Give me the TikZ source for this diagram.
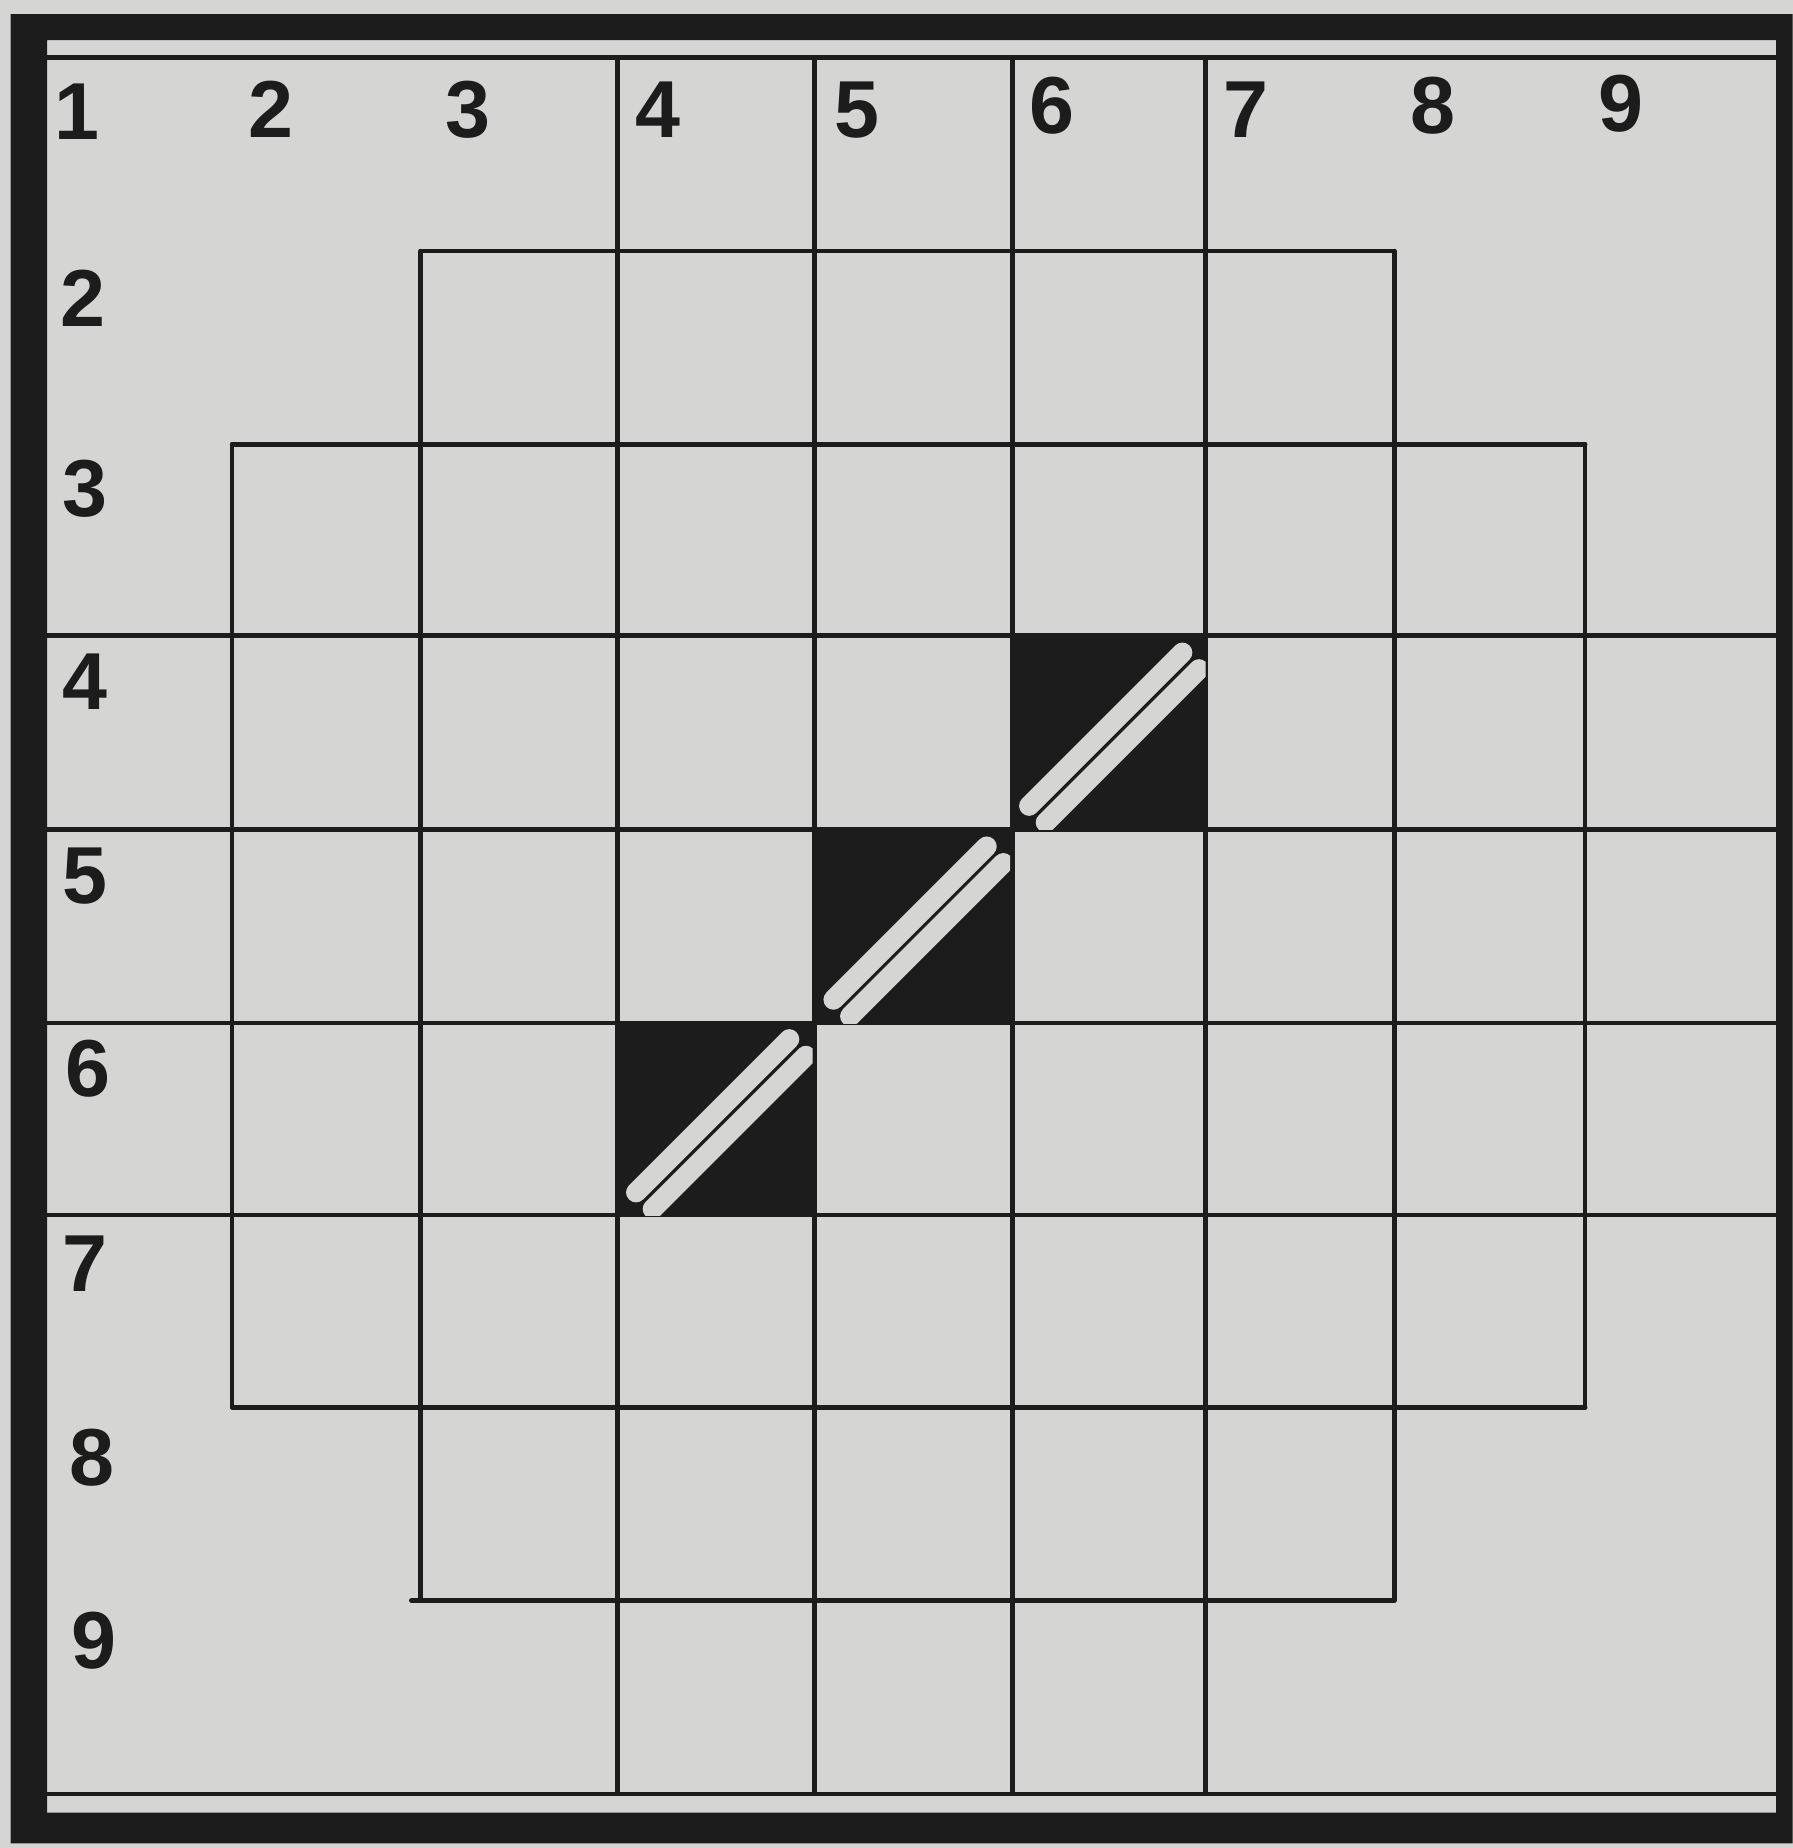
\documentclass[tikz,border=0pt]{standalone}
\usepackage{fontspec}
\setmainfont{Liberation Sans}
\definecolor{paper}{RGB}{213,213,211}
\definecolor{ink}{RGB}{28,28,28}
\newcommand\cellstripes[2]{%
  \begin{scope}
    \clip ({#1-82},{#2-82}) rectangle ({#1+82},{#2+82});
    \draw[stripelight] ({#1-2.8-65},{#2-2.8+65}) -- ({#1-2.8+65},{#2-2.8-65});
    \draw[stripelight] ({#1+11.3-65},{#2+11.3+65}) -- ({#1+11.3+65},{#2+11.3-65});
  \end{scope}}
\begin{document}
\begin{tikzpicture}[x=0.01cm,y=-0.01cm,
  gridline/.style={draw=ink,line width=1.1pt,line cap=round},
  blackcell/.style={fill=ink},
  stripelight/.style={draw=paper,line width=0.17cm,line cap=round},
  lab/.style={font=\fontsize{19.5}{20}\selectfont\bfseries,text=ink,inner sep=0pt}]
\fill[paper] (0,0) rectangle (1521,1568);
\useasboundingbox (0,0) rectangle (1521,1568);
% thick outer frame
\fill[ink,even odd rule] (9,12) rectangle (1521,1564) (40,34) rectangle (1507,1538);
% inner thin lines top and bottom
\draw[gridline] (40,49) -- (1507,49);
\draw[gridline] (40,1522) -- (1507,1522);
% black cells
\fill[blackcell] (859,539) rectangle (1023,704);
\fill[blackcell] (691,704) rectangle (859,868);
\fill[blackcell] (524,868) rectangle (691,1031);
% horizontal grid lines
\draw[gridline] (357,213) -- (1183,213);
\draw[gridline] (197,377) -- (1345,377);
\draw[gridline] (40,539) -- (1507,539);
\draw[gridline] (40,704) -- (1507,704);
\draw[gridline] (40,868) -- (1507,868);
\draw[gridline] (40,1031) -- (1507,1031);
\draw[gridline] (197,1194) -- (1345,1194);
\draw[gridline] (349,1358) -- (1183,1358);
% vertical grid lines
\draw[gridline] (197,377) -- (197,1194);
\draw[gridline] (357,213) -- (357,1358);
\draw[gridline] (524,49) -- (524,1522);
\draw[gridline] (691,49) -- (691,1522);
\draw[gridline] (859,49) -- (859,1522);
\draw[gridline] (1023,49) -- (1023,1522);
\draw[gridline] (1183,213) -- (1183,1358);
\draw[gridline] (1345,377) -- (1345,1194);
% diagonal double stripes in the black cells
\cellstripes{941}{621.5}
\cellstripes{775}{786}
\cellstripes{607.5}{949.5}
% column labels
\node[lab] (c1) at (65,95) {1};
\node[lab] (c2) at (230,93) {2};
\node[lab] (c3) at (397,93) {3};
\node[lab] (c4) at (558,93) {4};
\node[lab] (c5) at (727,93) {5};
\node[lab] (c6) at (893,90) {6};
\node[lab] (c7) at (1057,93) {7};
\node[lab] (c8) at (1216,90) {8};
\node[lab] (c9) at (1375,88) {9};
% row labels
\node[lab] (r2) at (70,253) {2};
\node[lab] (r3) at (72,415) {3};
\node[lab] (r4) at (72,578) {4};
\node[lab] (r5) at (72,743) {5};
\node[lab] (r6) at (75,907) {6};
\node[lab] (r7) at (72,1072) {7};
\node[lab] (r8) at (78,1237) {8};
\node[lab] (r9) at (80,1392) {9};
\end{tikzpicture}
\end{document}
# # # #
Each line of the material must be retyped exactly, except that images are omitted.

**REPLY TO THE EXERCISE**
Give me the TikZ source for this diagram.
\documentclass[tikz,border=0pt]{standalone}
\usepackage{fontspec}
\setmainfont{Liberation Sans}
\definecolor{paper}{RGB}{213,213,211}
\definecolor{ink}{RGB}{28,28,28}
\newcommand\cellstripes[2]{%
  \begin{scope}
    \clip ({#1-82},{#2-82}) rectangle ({#1+82},{#2+82});
    \draw[stripelight] ({#1-2.8-65},{#2-2.8+65}) -- ({#1-2.8+65},{#2-2.8-65});
    \draw[stripelight] ({#1+11.3-65},{#2+11.3+65}) -- ({#1+11.3+65},{#2+11.3-65});
  \end{scope}}
\begin{document}
\begin{tikzpicture}[x=0.01cm,y=-0.01cm,
  gridline/.style={draw=ink,line width=1.1pt,line cap=round},
  blackcell/.style={fill=ink},
  stripelight/.style={draw=paper,line width=0.17cm,line cap=round},
  lab/.style={font=\fontsize{19.5}{20}\selectfont\bfseries,text=ink,inner sep=0pt}]
\fill[paper] (0,0) rectangle (1521,1568);
\useasboundingbox (0,0) rectangle (1521,1568);
% thick outer frame
\fill[ink,even odd rule] (9,12) rectangle (1521,1564) (40,34) rectangle (1507,1538);
% inner thin lines top and bottom
\draw[gridline] (40,49) -- (1507,49);
\draw[gridline] (40,1522) -- (1507,1522);
% black cells
\fill[blackcell] (859,539) rectangle (1023,704);
\fill[blackcell] (691,704) rectangle (859,868);
\fill[blackcell] (524,868) rectangle (691,1031);
% horizontal grid lines
\draw[gridline] (357,213) -- (1183,213);
\draw[gridline] (197,377) -- (1345,377);
\draw[gridline] (40,539) -- (1507,539);
\draw[gridline] (40,704) -- (1507,704);
\draw[gridline] (40,868) -- (1507,868);
\draw[gridline] (40,1031) -- (1507,1031);
\draw[gridline] (197,1194) -- (1345,1194);
\draw[gridline] (349,1358) -- (1183,1358);
% vertical grid lines
\draw[gridline] (197,377) -- (197,1194);
\draw[gridline] (357,213) -- (357,1358);
\draw[gridline] (524,49) -- (524,1522);
\draw[gridline] (691,49) -- (691,1522);
\draw[gridline] (859,49) -- (859,1522);
\draw[gridline] (1023,49) -- (1023,1522);
\draw[gridline] (1183,213) -- (1183,1358);
\draw[gridline] (1345,377) -- (1345,1194);
% diagonal double stripes in the black cells
\cellstripes{941}{621.5}
\cellstripes{775}{786}
\cellstripes{607.5}{949.5}
% column labels
\node[lab] (c1) at (65,95) {1};
\node[lab] (c2) at (230,93) {2};
\node[lab] (c3) at (397,93) {3};
\node[lab] (c4) at (558,93) {4};
\node[lab] (c5) at (727,93) {5};
\node[lab] (c6) at (893,90) {6};
\node[lab] (c7) at (1057,93) {7};
\node[lab] (c8) at (1216,90) {8};
\node[lab] (c9) at (1375,88) {9};
% row labels
\node[lab] (r2) at (70,253) {2};
\node[lab] (r3) at (72,415) {3};
\node[lab] (r4) at (72,578) {4};
\node[lab] (r5) at (72,743) {5};
\node[lab] (r6) at (75,907) {6};
\node[lab] (r7) at (72,1072) {7};
\node[lab] (r8) at (78,1237) {8};
\node[lab] (r9) at (80,1392) {9};
\end{tikzpicture}
\end{document}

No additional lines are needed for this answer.